Os relatórios são públicos e uma análise atenta consagra a evidência de que não se pode confiar em nenhum deles, porquanto são incompletos e pouco rigorosos. Os únicos dados encorajadores são os números totais que refletem uma diminuição global de eutanásias realizadas desde 2018 (62,55%), ainda que no ano de 2022 se tenha registado um ligeiro aumento face a 2021 (8,68%).

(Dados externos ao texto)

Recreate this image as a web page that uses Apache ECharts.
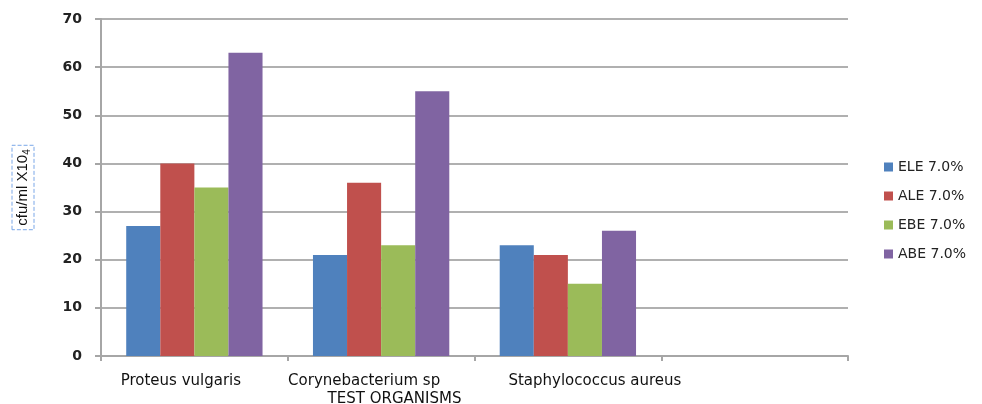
<!DOCTYPE html>
<html>
<head>
<meta charset="utf-8">
<script src="https://cdn.jsdelivr.net/npm/echarts@6/dist/echarts.min.js"></script>
<style>
  html, body { margin: 0; padding: 0; background: #fff; }
  #chart { width: 982px; height: 404px; }
</style>
</head>
<body>
<div id="chart"></div>
<script>
// Organisms tested (the fourth slot is left empty on the axis)
const organisms = ['Proteus vulgaris', 'Corynebacterium sp', 'Staphylococcus aureus', ''];

// Colony counts (cfu/ml x10^4) per extract
const ele = [27, 21, 23, null];
const ale = [40, 36, 21, null];
const ebe = [35, 23, 15, null];
const abe = [63, 55, 26, null];

const seriesNames = ['ELE 7.0%', 'ALE 7.0%', 'EBE 7.0%', 'ABE 7.0%'];
const seriesData = [ele, ale, ebe, abe];
const colors = ['#4F81BD', '#C0504D', '#9BBB59', '#8064A2'];

const chart = echarts.init(document.getElementById('chart'));
const font = "'DejaVu Sans', 'Liberation Sans', sans-serif";
const labelStyle = { fontFamily: font, fontSize: 15, color: '#111' };

chart.setOption({
  animation: false,
  color: colors,
  grid: { left: 101, right: 134, top: 19, bottom: 48, containLabel: false, outerBoundsMode: 'none' },
  legend: {
    orient: 'vertical',
    left: 879,
    top: 155,
    itemWidth: 9,
    itemHeight: 9,
    itemGap: 15,
    icon: 'rect',
    textStyle: { fontFamily: font, fontSize: 14, color: '#222' },
    data: seriesNames
  },
  xAxis: {
    type: 'category',
    data: organisms,
    name: 'TEST ORGANISMS',
    nameLocation: 'middle',
    nameGap: 36,
    nameMoveOverlap: false,
    nameTextStyle: { fontFamily: font, fontSize: 15, color: '#111', padding: [0, 160, 0, 0] },
    axisLine: { lineStyle: { color: '#a6a6a6', width: 2 } },
    axisTick: { show: true, length: 5, lineStyle: { color: '#a6a6a6', width: 2 } },
    axisLabel: {
      margin: 18,
      interval: 0,
      formatter: (value, idx) => value ? '{c' + idx + '|' + value + '}' : '',
      rich: {
        c0: Object.assign({ padding: [0, 27, 0, 0] }, labelStyle),
        c1: Object.assign({ padding: [0, 34, 0, 0] }, labelStyle),
        c2: Object.assign({ padding: [0, 0, 0, 54] }, labelStyle)
      }
    }
  },
  yAxis: {
    type: 'value',
    min: 0,
    max: 70,
    interval: 10,
    name: '{a|cfu/ml X10}{s|4}',
    nameLocation: 'middle',
    nameRotate: 90,
    nameGap: 67,
    nameTextStyle: {
      fontFamily: font,
      color: '#111',
      borderColor: '#7aa7e8',
      borderWidth: 1,
      borderType: 'dashed',
      padding: [2, 4, 2, 4],
      rich: {
        a: { fontFamily: "'Liberation Sans Narrow', 'Liberation Sans', sans-serif", fontSize: 15, color: '#111' },
        s: { fontFamily: "'Liberation Sans Narrow', 'Liberation Sans', sans-serif", fontSize: 10, color: '#111', padding: [8, 0, 0, 0] }
      }
    },
    axisLine: { show: true, lineStyle: { color: '#a6a6a6', width: 2 } },
    axisTick: { show: true, length: 6, lineStyle: { color: '#a6a6a6', width: 2 } },
    axisLabel: { fontFamily: font, fontSize: 14, fontWeight: 'bold', color: '#222', margin: 19 },
    splitLine: { lineStyle: { color: '#b0b0b0', width: 2 } }
  },
  series: seriesNames.map((name, i) => ({
    name: name,
    type: 'bar',
    data: seriesData[i],
    barGap: '0%',
    barCategoryGap: '27%'
  }))
});
</script>
</body>
</html>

Somos o único país que teve de se confrontar com esta realidade? Não, claro que não. Como se resolve este problema? Só através de um programa de políticas públicas, como os Países Baixos realizaram. A Lei foi um extraordinário ponto de partida. Mas tinha de ser completada por medidas complementares, com um financiamento sério e com metas ambiciosas e bem definidas no tempo. As lideranças do PAN e os seus deputados, que sempre coincidiram, pensaram que bastava aprovar uma Lei para que o problema ficasse resolvido. E agora, descansam entorpecidos sobre o sublime texto que a Assembleia da República aprovou em 2016, sem que deem sinais de compreender a falha e a urgência. Aprovar a Lei foi muitíssimo importante, não havendo sobre esse aspeto nenhuma dúvida. Mas este tipo de norma, que coloca o ónus da sua aplicação nos executivos municipais, necessita, infelizmente, de um “estímulo”, que pode ser dado através de apoios específicos, ou de mecanismos de dissuasão que previnam o incumprimento, sendo que, em ambos os casos, tem de envolver verbas adequadas, a definição de metas e, obviamente, fiscalização.

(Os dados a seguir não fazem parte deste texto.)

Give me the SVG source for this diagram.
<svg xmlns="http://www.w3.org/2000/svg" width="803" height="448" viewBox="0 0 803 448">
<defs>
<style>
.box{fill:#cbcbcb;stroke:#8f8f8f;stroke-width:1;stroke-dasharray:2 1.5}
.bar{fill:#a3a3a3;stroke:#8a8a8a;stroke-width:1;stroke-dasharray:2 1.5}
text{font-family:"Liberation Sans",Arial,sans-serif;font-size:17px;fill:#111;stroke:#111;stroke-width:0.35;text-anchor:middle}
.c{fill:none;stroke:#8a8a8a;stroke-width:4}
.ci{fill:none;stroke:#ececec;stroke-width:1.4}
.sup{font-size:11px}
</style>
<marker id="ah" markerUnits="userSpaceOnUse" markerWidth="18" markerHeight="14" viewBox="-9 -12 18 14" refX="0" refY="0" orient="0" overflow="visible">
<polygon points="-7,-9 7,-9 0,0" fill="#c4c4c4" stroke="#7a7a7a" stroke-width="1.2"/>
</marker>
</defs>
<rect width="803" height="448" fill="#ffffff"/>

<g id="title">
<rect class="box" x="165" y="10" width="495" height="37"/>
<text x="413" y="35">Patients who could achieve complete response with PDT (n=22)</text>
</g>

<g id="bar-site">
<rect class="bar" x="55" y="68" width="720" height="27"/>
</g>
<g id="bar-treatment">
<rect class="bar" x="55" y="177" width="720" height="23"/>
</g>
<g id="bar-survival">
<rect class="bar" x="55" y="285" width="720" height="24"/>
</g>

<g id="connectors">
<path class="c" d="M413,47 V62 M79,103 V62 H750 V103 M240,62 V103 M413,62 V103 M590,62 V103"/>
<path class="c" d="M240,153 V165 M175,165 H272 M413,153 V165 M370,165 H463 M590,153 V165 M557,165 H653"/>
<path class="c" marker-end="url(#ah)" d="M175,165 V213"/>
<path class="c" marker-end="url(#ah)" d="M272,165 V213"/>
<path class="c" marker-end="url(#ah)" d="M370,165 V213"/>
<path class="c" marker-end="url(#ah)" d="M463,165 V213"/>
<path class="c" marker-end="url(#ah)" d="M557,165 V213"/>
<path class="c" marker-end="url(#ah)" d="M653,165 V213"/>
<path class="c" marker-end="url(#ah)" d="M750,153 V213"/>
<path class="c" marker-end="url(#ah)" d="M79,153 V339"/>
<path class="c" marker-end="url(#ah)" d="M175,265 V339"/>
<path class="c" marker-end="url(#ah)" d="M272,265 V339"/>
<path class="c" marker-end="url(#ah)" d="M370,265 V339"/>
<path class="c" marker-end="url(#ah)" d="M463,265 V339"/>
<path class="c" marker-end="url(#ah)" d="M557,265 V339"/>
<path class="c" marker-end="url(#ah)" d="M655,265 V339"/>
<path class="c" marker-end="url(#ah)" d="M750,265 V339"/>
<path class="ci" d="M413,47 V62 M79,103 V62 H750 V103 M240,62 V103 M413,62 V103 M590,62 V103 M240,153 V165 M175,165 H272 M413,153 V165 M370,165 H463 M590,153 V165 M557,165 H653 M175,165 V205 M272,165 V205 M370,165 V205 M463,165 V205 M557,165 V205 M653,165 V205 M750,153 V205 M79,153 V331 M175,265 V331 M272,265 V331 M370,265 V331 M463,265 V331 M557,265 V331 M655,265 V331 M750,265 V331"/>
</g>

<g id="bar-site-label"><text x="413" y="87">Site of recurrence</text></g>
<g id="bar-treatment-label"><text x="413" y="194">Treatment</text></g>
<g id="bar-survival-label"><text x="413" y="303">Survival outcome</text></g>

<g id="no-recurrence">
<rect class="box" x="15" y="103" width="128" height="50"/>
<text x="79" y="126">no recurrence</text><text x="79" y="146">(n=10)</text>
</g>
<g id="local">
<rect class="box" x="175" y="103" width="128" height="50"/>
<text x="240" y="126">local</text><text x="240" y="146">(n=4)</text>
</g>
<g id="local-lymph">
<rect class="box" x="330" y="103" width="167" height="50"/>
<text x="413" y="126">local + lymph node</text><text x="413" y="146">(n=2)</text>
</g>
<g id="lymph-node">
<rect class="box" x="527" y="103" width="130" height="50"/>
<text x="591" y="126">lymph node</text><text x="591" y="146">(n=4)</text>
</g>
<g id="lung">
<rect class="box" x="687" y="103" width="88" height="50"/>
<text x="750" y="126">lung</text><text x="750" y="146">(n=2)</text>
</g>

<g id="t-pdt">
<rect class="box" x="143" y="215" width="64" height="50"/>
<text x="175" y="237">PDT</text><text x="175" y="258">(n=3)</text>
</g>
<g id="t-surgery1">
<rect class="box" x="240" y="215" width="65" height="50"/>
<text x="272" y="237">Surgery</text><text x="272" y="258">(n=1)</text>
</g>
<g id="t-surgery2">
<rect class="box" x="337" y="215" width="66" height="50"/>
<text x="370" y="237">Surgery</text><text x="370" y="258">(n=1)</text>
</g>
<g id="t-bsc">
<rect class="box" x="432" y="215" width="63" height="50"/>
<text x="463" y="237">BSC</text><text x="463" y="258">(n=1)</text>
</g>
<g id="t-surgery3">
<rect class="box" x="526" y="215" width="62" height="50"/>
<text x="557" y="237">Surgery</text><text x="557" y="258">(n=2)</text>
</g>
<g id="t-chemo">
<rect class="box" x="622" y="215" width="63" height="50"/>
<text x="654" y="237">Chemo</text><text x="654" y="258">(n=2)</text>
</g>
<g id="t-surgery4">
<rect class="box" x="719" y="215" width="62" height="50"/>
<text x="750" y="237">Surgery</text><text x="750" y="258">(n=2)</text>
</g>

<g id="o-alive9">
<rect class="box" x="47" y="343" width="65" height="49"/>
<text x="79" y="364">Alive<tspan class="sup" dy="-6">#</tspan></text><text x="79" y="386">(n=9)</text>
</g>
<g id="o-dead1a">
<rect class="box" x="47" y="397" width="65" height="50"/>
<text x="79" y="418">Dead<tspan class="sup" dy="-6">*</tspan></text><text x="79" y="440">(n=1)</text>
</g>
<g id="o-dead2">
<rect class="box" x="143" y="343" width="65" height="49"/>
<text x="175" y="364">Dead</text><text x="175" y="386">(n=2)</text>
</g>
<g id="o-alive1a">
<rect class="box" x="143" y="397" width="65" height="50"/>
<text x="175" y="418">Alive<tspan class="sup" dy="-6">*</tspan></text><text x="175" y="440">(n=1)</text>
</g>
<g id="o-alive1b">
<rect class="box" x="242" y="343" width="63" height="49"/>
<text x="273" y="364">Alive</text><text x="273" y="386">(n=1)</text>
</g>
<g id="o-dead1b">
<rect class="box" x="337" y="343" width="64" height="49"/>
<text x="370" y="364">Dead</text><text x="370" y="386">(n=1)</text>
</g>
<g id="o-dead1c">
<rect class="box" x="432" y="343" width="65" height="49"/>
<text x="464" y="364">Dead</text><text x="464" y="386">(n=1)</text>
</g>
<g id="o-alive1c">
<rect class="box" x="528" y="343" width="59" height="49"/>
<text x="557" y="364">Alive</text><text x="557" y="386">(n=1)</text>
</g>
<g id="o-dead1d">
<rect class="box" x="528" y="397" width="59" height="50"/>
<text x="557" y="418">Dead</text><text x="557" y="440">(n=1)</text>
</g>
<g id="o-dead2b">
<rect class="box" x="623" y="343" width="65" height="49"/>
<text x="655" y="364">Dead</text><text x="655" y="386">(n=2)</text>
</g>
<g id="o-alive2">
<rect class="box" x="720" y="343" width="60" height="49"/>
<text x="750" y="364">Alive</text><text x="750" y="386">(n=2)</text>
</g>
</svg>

A par dos municípios, o governo do Partido Socialista é também muito responsável por este fracasso, pois apoiou uma Lei muito ambiciosa, mas não salvaguardou todas as condições para a sua concretização. Mas o PAN é igualmente responsável, porque não está a conseguir defender o trabalho que desenvolveu para conseguir alcançar um texto legislativo verdadeiramente progressista. Tem sobretudo a obrigação de não adormecer e de liderar a contestação pelo facto de nada estar a acontecer como era suposto. O PAN não propôs nem lutou por metas concretas, por um financiamento realista, nem por um calendário exequível, e não tem desenvolvido nenhum trabalho ao nível da verificação da aplicação da Lei junto do governo. Seis anos depois da Lei ser aprovada, talvez fosse mais sensato acabar-se com a celebração, voltar ao terreno, e retomar o trabalho que, afinal, ainda mal começou.

*   Filiado do PAN. Recentemente eleito membro da Comissão Política Nacional.